On the seaside of the city of San Antonio there is a walk called "el Paseo Bellamar" (the beautiful sea walk), a mall called “Mall Arauco San Antonio", and a casino called "el Casino del Pacífico" (the casino of the Pacific), where you can see the merchant ships, and the activities of fishermen and the port workers. From here and in the cove called "la caleta Pintor Pacheco Altamarino" (the cove of the painter Pacheco Altamarino), tours are offered in boats through the bay of the port and in the San Antonio fishing market fish and shellfish are sold. There is also a national monument called "Grúa 82" where it is possible to observe seals in the rock piles of the sector. Another attraction is the Municipal Museum of Natural Sciences and Archaeology of San Antonio, with its collections principally dedicated to the natives that lived in the zone of the central sea of Chile, and the wildlife in the area. This museum contains huge skeletons of sea mammals, among those is the blue whale, a garden with natural species, aquariums, and the rescue and rehabilitation center of wild fauna. Another important attraction is the panoramic viewpoint on the hill of Cristo del Maipo (Christ of Maipo), the hill of Centinela, and the viewpoint of 21 May.

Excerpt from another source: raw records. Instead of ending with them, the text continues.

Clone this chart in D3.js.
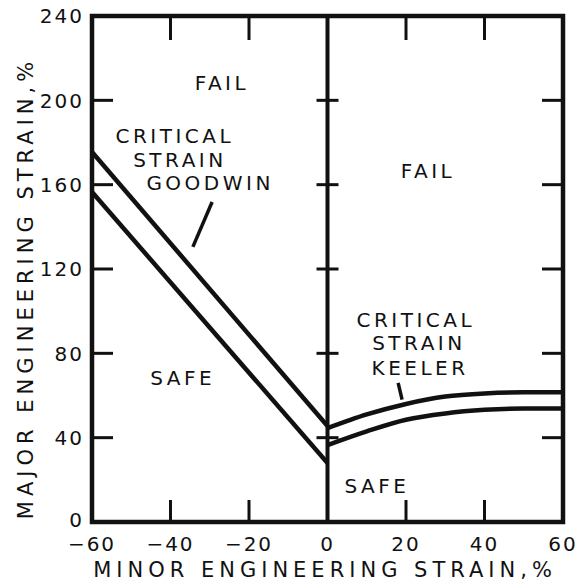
<!DOCTYPE html>
<html>
<head>
<meta charset="utf-8">
<script src="https://cdn.jsdelivr.net/npm/d3@7"></script>
<style>
  body { margin: 0; background: #fff; }
  text { font-family: "DejaVu Sans", sans-serif; fill: #111; }
</style>
</head>
<body>
<svg id="chart"></svg>
<script>
// forming limit chart, minor vs major engineering strain
const xTicks = [-60, -40, -20, 0, 20, 40, 60];
const yTicks = [0, 40, 80, 120, 160, 200, 240];

// goodwin critical strain band (straight lines, left half)
const goodwinUpper = [[-60, 175.5], [0, 45.5]];
const goodwinLower = [[-60, 156.5], [0, 28]];

// keeler critical strain band (right half)
const keelerMinor = [0, 10, 20, 30, 40, 50, 60];
const keelerUpper = [44.5, 51, 56, 59.5, 61, 61.5, 61.5];
const keelerLower = [36.5, 43, 48.5, 51.5, 53.2, 53.8, 53.8];

const notes = [
  { t: "FAIL", x: -26.9, y: 205 },
  { t: "CRITICAL", x: -38.9, y: 179.8 },
  { t: "STRAIN", x: -37.6, y: 168.4 },
  { t: "GOODWIN", x: -29.9, y: 157.5 },
  { t: "FAIL", x: 25.6, y: 163 },
  { t: "CRITICAL", x: 22.5, y: 92.5 },
  { t: "STRAIN", x: 23.3, y: 81.6 },
  { t: "KEELER", x: 23.6, y: 69.7 },
  { t: "SAFE", x: -36.9, y: 65 },
  { t: "SAFE", x: 12.6, y: 13.8 }
];
const leaders = [
  [[-29.4, 151.8], [-34.3, 130.5]],
  [[18, 66], [19, 58]]
];

const width = 580, height = 581;
const svg = d3.select('#chart').attr('width', width).attr('height', height);

const x = d3.scaleLinear().domain([-60, 60]).range([92, 563]);
const y = d3.scaleLinear().domain([0, 240]).range([522, 16]);

const line = d3.line().x(d => x(d[0])).y(d => y(d[1]));

// ticks (inward)
const tickX = xTicks.filter(d => d > -60 && d < 60 && d !== 0);
const tickY = yTicks.filter(d => d > 0 && d < 240);
const g = svg.append('g').attr('stroke', '#111').attr('stroke-width', 3);
tickX.forEach(d => {
  g.append('line').attr('x1', x(d)).attr('x2', x(d)).attr('y1', y(0)).attr('y2', y(0) - 22);
  g.append('line').attr('x1', x(d)).attr('x2', x(d)).attr('y1', y(240)).attr('y2', y(240) + 24);
});
tickY.forEach(d => {
  g.append('line').attr('x1', x(-60)).attr('x2', x(-60) + 21).attr('y1', y(d)).attr('y2', y(d));
  g.append('line').attr('x1', x(60)).attr('x2', x(60) - 21).attr('y1', y(d)).attr('y2', y(d));
  g.append('line').attr('x1', x(0) - 11).attr('x2', x(0) + 11).attr('y1', y(d)).attr('y2', y(d));
});

// frame + center line
svg.append('rect')
  .attr('x', x(-60)).attr('y', y(240))
  .attr('width', x(60) - x(-60)).attr('height', y(0) - y(240))
  .attr('fill', 'none').attr('stroke', '#111').attr('stroke-width', 4.5);
svg.append('line')
  .attr('x1', x(0)).attr('x2', x(0)).attr('y1', y(0)).attr('y2', y(240))
  .attr('stroke', '#111').attr('stroke-width', 4);

// critical strain curves
const curveLine = d3.line().x(d => x(d[0])).y(d => y(d[1])).curve(d3.curveMonotoneX);
[goodwinUpper, goodwinLower].forEach(p => {
  svg.append('path').attr('d', line(p)).attr('fill', 'none')
    .attr('stroke', '#111').attr('stroke-width', 4.5);
});
[keelerUpper, keelerLower].forEach(vals => {
  const pts = keelerMinor.map((m, i) => [m, vals[i]]);
  svg.append('path').attr('d', curveLine(pts)).attr('fill', 'none')
    .attr('stroke', '#111').attr('stroke-width', 4.5);
});

leaders.forEach(p => {
  svg.append('path').attr('d', line(p)).attr('stroke', '#111').attr('stroke-width', 3.5);
});

// tick labels
const fmt = d3.format('d');
svg.append('g').selectAll('text').data(xTicks).join('text')
  .attr('x', d => x(d)).attr('y', 551)
  .attr('text-anchor', 'middle')
  .attr('font-size', 20).attr('letter-spacing', 2)
  .text(d => fmt(d));
svg.append('g').selectAll('text').data(yTicks).join('text')
  .attr('x', 84).attr('y', d => y(d) - (d === 0 ? 2 : 0)).attr('dy', '0.36em')
  .attr('text-anchor', 'end')
  .attr('font-size', 20).attr('letter-spacing', 2)
  .text(d => d);

// axis titles
svg.append('text')
  .attr('x', 325).attr('y', 577)
  .attr('text-anchor', 'middle')
  .attr('font-size', 21).attr('letter-spacing', 5)
  .text('MINOR ENGINEERING STRAIN,%');
svg.append('text')
  .attr('transform', 'translate(33,288) rotate(-90)')
  .attr('text-anchor', 'middle')
  .attr('font-size', 21).attr('letter-spacing', 5)
  .text('MAJOR ENGINEERING STRAIN,%');

// region labels
svg.append('g').selectAll('text').data(notes).join('text')
  .attr('x', d => x(d.x)).attr('y', d => y(d.y))
  .attr('text-anchor', 'middle')
  .attr('font-size', 20).attr('letter-spacing', 3.5)
  .text(d => d.t);
</script>
</body>
</html>
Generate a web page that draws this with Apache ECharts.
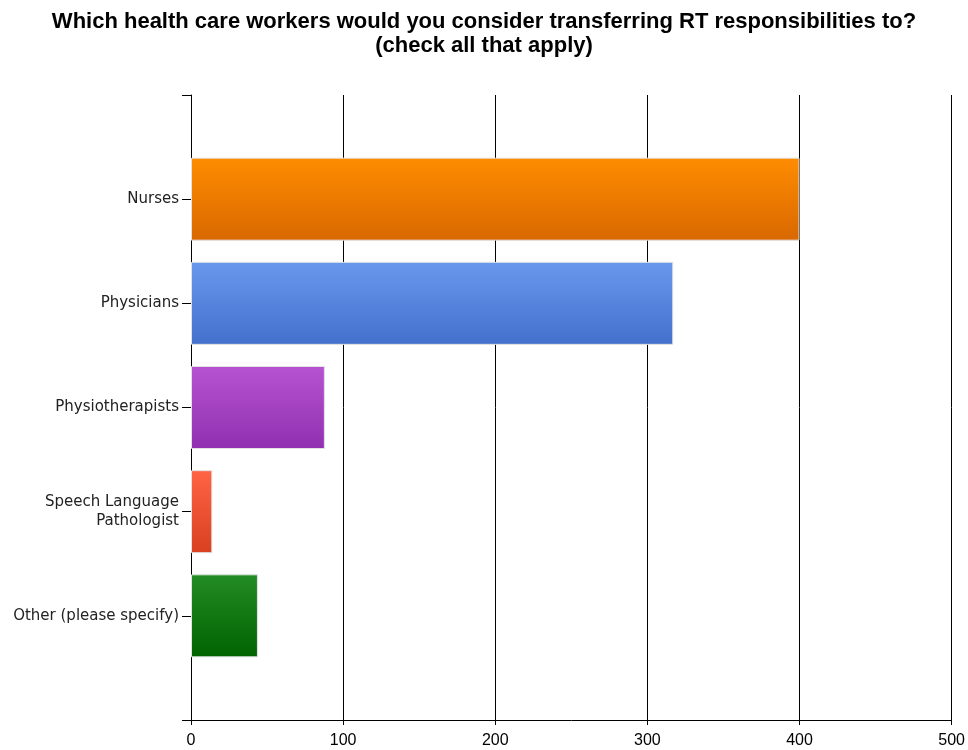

In the sector of Llolleo, you can find the parade ground, also known as "La Plaza del Folclor" (The Plaza of Folklore), and the hill viewpoint of "Cristo del Maipo" (Christ of Maipo).

The handcrafting town of Lo Gallardo, is also an important attraction; the Maipo river, with an impressive river mouth that starts at fisherman's cove; the Leyda reservoir with abundant aquatic birds; and the small village of Cuncumén, a typical Chilean country town on the side of the Maipo river.